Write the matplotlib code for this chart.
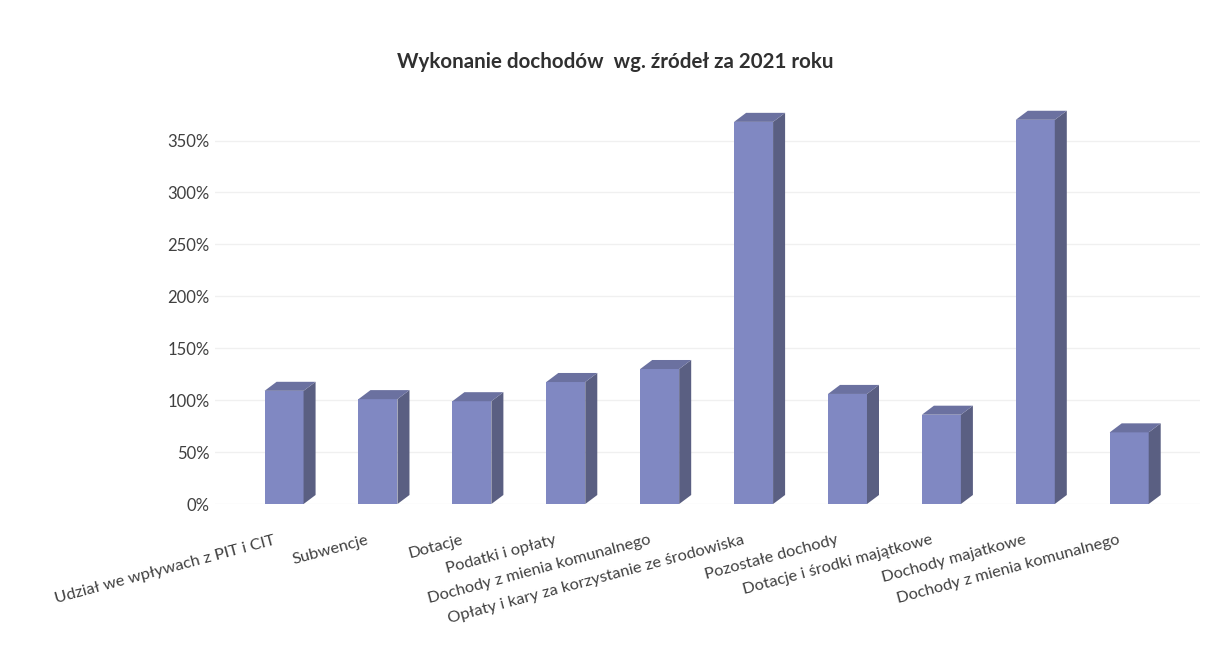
import numpy as np
import matplotlib
matplotlib.use('Agg')
import matplotlib.pyplot as plt
from matplotlib.patches import Polygon
from matplotlib.transforms import blended_transform_factory

plt.rcParams['font.family'] = ['Lato', 'DejaVu Sans']

title = 'Wykonanie dochodów  wg. źródeł za 2021 roku'
categories = [
    'Udział we wpływach z PIT i CIT',
    'Subwencje',
    'Dotacje',
    'Podatki i opłaty',
    'Dochody z mienia komunalnego',
    'Opłaty i kary za korzystanie ze środowiska',
    'Pozostałe dochody',
    'Dotacje i środki majątkowe',
    'Dochody majatkowe',
    'Dochody z mienia komunalnego',
]
values = [109, 101, 99, 117.5, 130, 368, 106, 86, 370, 69]
yticks = [0, 50, 100, 150, 200, 250, 300, 350]

front_col = '#8088c2'
side_col = '#5a5f82'
top_col = '#6b71a0'

fig = plt.figure(figsize=(12.31, 6.58), dpi=100)
ax = fig.add_axes([0.1747, 0.234, 0.8002, 0.6155])

x = np.arange(len(values))
w = 0.415
dx, dy = 0.128, 8.7  # depth of the fake 3d boxes (data units)

ax.bar(x, values, width=w, color=front_col, edgecolor='none', zorder=3)
for xi, v in zip(x, values):
    l, r = xi - w / 2, xi + w / 2
    side = Polygon([(r, 0), (r + dx, dy), (r + dx, v + dy), (r, v)],
                   closed=True, facecolor=side_col, edgecolor='none', zorder=3, clip_on=False)
    top = Polygon([(l, v), (l + dx, v + dy), (r + dx, v + dy), (r, v)],
                  closed=True, facecolor=top_col, edgecolor='none', zorder=3, clip_on=False)
    ax.add_patch(side)
    ax.add_patch(top)

ax.set_xlim(-0.735, 9.755)
ax.set_ylim(0, 390)
ax.set_yticks(yticks)
ax.set_yticklabels([f'{t}%' for t in yticks], fontsize=12, color='#404040')
ax.yaxis.grid(True, color='#f0f0f0', lw=1)
ax.set_axisbelow(True)
ax.tick_params(axis='y', length=0, pad=4)
ax.set_xticks([])
for s in ax.spines.values():
    s.set_visible(False)

trans = blended_transform_factory(ax.transData, ax.transAxes)
for xi, lab in zip(x, categories):
    ax.text(xi - 0.12, -0.072, lab, transform=trans, rotation=15,
            rotation_mode='anchor', ha='right', va='top', fontsize=11.8, color='#404040')

fig.text(0.4996, 1 - 62 / 658, title, ha='center', va='center',
         fontsize=14.8, fontweight='bold', color='#303030')

fig.savefig('out.png', dpi=100)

────────

Task directions: Look at the listing and set down only the lines from its start through the line with "dx, dy = 0.128, 8.7", word for word and without pictures.

Output below:
Write the matplotlib code for this chart.
import numpy as np
import matplotlib
matplotlib.use('Agg')
import matplotlib.pyplot as plt
from matplotlib.patches import Polygon
from matplotlib.transforms import blended_transform_factory

plt.rcParams['font.family'] = ['Lato', 'DejaVu Sans']

title = 'Wykonanie dochodów  wg. źródeł za 2021 roku'
categories = [
    'Udział we wpływach z PIT i CIT',
    'Subwencje',
    'Dotacje',
    'Podatki i opłaty',
    'Dochody z mienia komunalnego',
    'Opłaty i kary za korzystanie ze środowiska',
    'Pozostałe dochody',
    'Dotacje i środki majątkowe',
    'Dochody majatkowe',
    'Dochody z mienia komunalnego',
]
values = [109, 101, 99, 117.5, 130, 368, 106, 86, 370, 69]
yticks = [0, 50, 100, 150, 200, 250, 300, 350]

front_col = '#8088c2'
side_col = '#5a5f82'
top_col = '#6b71a0'

fig = plt.figure(figsize=(12.31, 6.58), dpi=100)
ax = fig.add_axes([0.1747, 0.234, 0.8002, 0.6155])

x = np.arange(len(values))
w = 0.415
dx, dy = 0.128, 8.7  # depth of the fake 3d boxes (data units)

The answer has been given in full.